Por Pablo Carrasco, especial para El Observador
El modelo de país que queremos se ha convertido en el mejor resumen de lo que la ciudadanía tendrá que decidir el próximo 24 de noviembre de 2019. La disyuntiva así descripta tiene la virtud de la síntesis y la elegancia del argumento, sin embargo, el tono de la campaña está lejos de discurrir en semejante perspectiva. Tratemos de encender una luz en sentido contrario.
Tuve la fortuna en estos días, de compartir una misión comercial de Uruguay XXI en China e intuir, frente al conocimiento de esa realidad, que este país y su entorno cambiará el eje de rotación de la tierra en los próximos años.
De alguna manera, saber inglés y conocer Asia, se volverán herramientas de igual potencia en la adaptación al futuro, porque nada de lo que vemos hoy permanecerá igual.
Las innumerables ciudades de China difieren en el grado de desarrollo, pero todas van en la misma dirección siendo Shanghai quien ha alcanzado el máximo desarrollo de ese camino común. Shanghai tiende a Europa y las demás ciudades a Shanghai.

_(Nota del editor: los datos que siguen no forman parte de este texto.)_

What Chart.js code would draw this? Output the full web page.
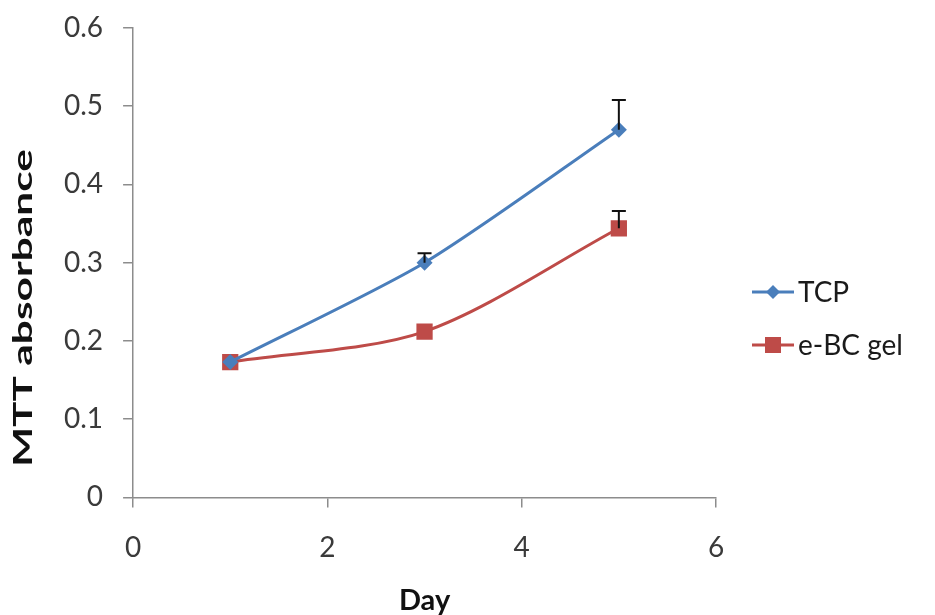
<!DOCTYPE html>
<html>
<head>
<meta charset="utf-8">
<script src="https://cdn.jsdelivr.net/npm/chart.js@4.4.0/dist/chart.umd.min.js"></script>
<style>
  html, body { margin: 0; padding: 0; background: #fff; }
  #wrap { width: 935px; height: 615px; }
</style>
</head>
<body>
<div id="wrap"><canvas id="chart" width="935" height="615"></canvas></div>
<script>
// values
var days = [1, 3, 5];
var tcp = [0.173, 0.300, 0.470];
var tcpErr = [0, 0.012, 0.038];
var gel = [0.173, 0.212, 0.344];
var gelErr = [0, 0, 0.022];
var seriesNames = ['TCP', 'e-BC gel'];
var xTicks = [0, 2, 4, 6];
var yTicks = [0, 0.1, 0.2, 0.3, 0.4, 0.5, 0.6];
var xTitle = 'Day';
var yTitle = 'MTT absorbance';

var blue = '#4a7ebb';
var red = '#be4b48';
var axisGrey = '#8c8c8c';
var font = "Lato, 'Open Sans', sans-serif";

function pts(xs, ys) {
    return xs.map(function(x, i) { return {x: x, y: ys[i]}; });
}

// upward-only error bars, like the excel original
var errorBars = {
    id: 'errorBars',
    afterDatasetsDraw: function(chart) {
        var ctx = chart.ctx;
        var xs = chart.scales.x, ys = chart.scales.y;
        var errs = [tcpErr, gelErr];
        ctx.save();
        ctx.strokeStyle = '#111';
        ctx.lineWidth = 2;
        chart.data.datasets.forEach(function(ds, d) {
            ds.data.forEach(function(p, i) {
                var e = errs[d][i];
                if (!e) return;
                var px = xs.getPixelForValue(p.x);
                var y0 = ys.getPixelForValue(p.y);
                var y1 = ys.getPixelForValue(p.y + e);
                ctx.beginPath();
                ctx.moveTo(px, y0);
                ctx.lineTo(px, y1);
                ctx.moveTo(px - 7, y1);
                ctx.lineTo(px + 7, y1);
                ctx.stroke();
            });
        });
        ctx.restore();
    }
};

// axis titles drawn by hand: the y one is stretched along its length like the original
var axisTitles = {
    id: 'axisTitles',
    afterDraw: function(chart) {
        var ctx = chart.ctx;
        var area = chart.chartArea;
        ctx.save();
        ctx.fillStyle = '#111';
        ctx.textAlign = 'center';
        ctx.textBaseline = 'middle';
        ctx.font = 'bold 29px ' + font;
        ctx.fillText(xTitle, (area.left + area.right) / 2, 601);
        ctx.font = 'bold 27px ' + font;
        var w = ctx.measureText(yTitle).width;
        ctx.translate(23, 308);
        ctx.rotate(-Math.PI / 2);
        ctx.scale(318 / w, 1);
        ctx.fillText(yTitle, 0, 0);
        ctx.restore();
    }
};

// legend on the right: line segment with marker, then name
var sideLegend = {
    id: 'sideLegend',
    afterDraw: function(chart) {
        var ctx = chart.ctx;
        var x0 = 752, rows = [292, 345];
        ctx.save();
        chart.data.datasets.forEach(function(ds, d) {
            var y = rows[d];
            ctx.strokeStyle = ds.borderColor;
            ctx.lineWidth = 3;
            ctx.beginPath();
            ctx.moveTo(x0, y);
            ctx.lineTo(x0 + 42, y);
            ctx.stroke();
            ctx.fillStyle = ds.backgroundColor;
            ctx.beginPath();
            if (ds.pointStyle === 'rectRot') {
                ctx.moveTo(x0 + 21, y - 7);
                ctx.lineTo(x0 + 28, y);
                ctx.lineTo(x0 + 21, y + 7);
                ctx.lineTo(x0 + 14, y);
                ctx.closePath();
            } else {
                ctx.rect(x0 + 13, y - 8, 16, 16);
            }
            ctx.fill();
            ctx.fillStyle = '#1a1a1a';
            ctx.font = '28px ' + font;
            ctx.textBaseline = 'middle';
            ctx.fillText(seriesNames[d], x0 + 46, y + 1);
        });
        ctx.restore();
    }
};

var ctx = document.getElementById('chart').getContext('2d');
var myChart = new Chart(ctx, {
    type: 'line',
    data: {
        datasets: [{
            label: seriesNames[0],
            data: pts(days, tcp),
            borderColor: blue,
            backgroundColor: blue,
            borderWidth: 3,
            pointStyle: 'rectRot',
            pointRadius: 8,
            pointBorderWidth: 0,
            tension: 0.25
        }, {
            label: seriesNames[1],
            data: pts(days, gel),
            borderColor: red,
            backgroundColor: red,
            borderWidth: 3,
            pointStyle: 'rect',
            pointRadius: 11.5,
            pointBorderWidth: 0,
            tension: 0.3
        }]
    },
    options: {
        responsive: false,
        animation: false,
        devicePixelRatio: 1,
        layout: { padding: { left: 44, right: 219, top: 28, bottom: 26 } },
        plugins: { legend: { display: false }, tooltip: { enabled: false } },
        scales: {
            x: {
                type: 'linear',
                min: 0, max: 6,
                afterBuildTicks: function(s) { s.ticks = xTicks.map(function(v) { return {value: v}; }); },
                border: { color: axisGrey, width: 1.5 },
                grid: { drawOnChartArea: false, color: axisGrey, tickLength: 10, lineWidth: 1.5 },
                ticks: { color: '#3a3a3a', padding: 24, font: { family: font, size: 28 } }
            },
            y: {
                min: 0, max: 0.6,
                afterBuildTicks: function(s) { s.ticks = yTicks.map(function(v) { return {value: v}; }); },
                afterFit: function(s) { s.paddingTop = 0; },
                border: { color: axisGrey, width: 1.5 },
                grid: { drawOnChartArea: false, color: axisGrey, tickLength: 10, lineWidth: 1.5 },
                ticks: {
                    color: '#3a3a3a', padding: 20, font: { family: font, size: 28 },
                    callback: function(v) { return String(Math.round(v * 10) / 10); }
                }
            }
        }
    },
    plugins: [errorBars, axisTitles, sideLegend]
});
</script>
</body>
</html>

Pero China no asombra tanto por su desarrollo actual como sí lo hace por su tasa de cambio, inimaginable para un occidental. Lo ayudan sus mil cuatrocientos millones de habitantes, su foco en el desarrollo de las personas y la ausencia de la política o la familia que distraigan a este capitalismo salvaje en la medida que se trata de un país totalitario y de hijos únicos. A modo de ejemplo, el drama ambiental al que se dirigía el país prácticamente desapareció en cinco años con medidas tan simples como que el costo de empadronamiento de vehículos vaya de cero a doce mil dólares, según el coche sea eléctrico o a combustible respectivamente. O el ejemplo de la clasificación de la basura en Shanghai que no existía hace dos años y que hoy la realizan sus 24 millones de habitantes.
Sin embargo no todo es color de rosa para este gigante y seguramente allí están las oportunidades para países como el nuestro, porque el tamaño ayuda pero también fragiliza a una nación.
Nuestra capacidad de producir alimentos se complementa perfectamente con la mayor debilidad de este gigante como lo es la falta de autonomía alimentaria. Una carencia que hoy está en su punto máximo con el cruce del cisne negro que la peste porcina africana representa y sus 200 millones de cerdos muertos por una peste que se proyecta por cinco años.
Es por todo esto que la pelota está en nuestra cancha y los deberes están pendientes. Urge sembrar una nueva cultura que podríamos llamar la “conciencia exportadora” a semejanza de aquello que se maneja sobre una inútil “conciencia agropecuaria” que el sector no precisa.
Cada uruguayo debería, desde su lugar, ser un agente facilitador de los exportadores, emprendedores e innovadores cuando no protagonistas de esta actividad. Tener claro que el nuevo restaurante de 1.400 millones de clientes deberá ser atendido por tres millones de expertos desde la cocina.
El sector agropecuario lo ha hecho desde siempre con una indoblegable idoneidad, pero las oportunidades son para todos. Cada uno de los uruguayos tiene algo que aportar a esta nueva cultura por sí misma o por la promoción a un compatriota, desde la producción y desde lo servicios porque finalmente todos vivimos de lo mismo, de las exportaciones.
La dependencia de nuestra exportación de commodities que tanto se critica no es el resultado de una planificación estatal. Es la suma de la pujanza agropecuaria templada en la competencia despiadada con el mundo y de la desidia de otros sectores que siguen esperando la bendición del estado.
Ojalá el próximo gobierno lo tome como un nuevo paradigma transformando sus representaciones diplomáticas en verdaderas oficinas comerciales que reciban a cada potencial exportador como una buena noticia, como un patriota al que apoyar. Nunca estuvo más claro el camino al desarrollo.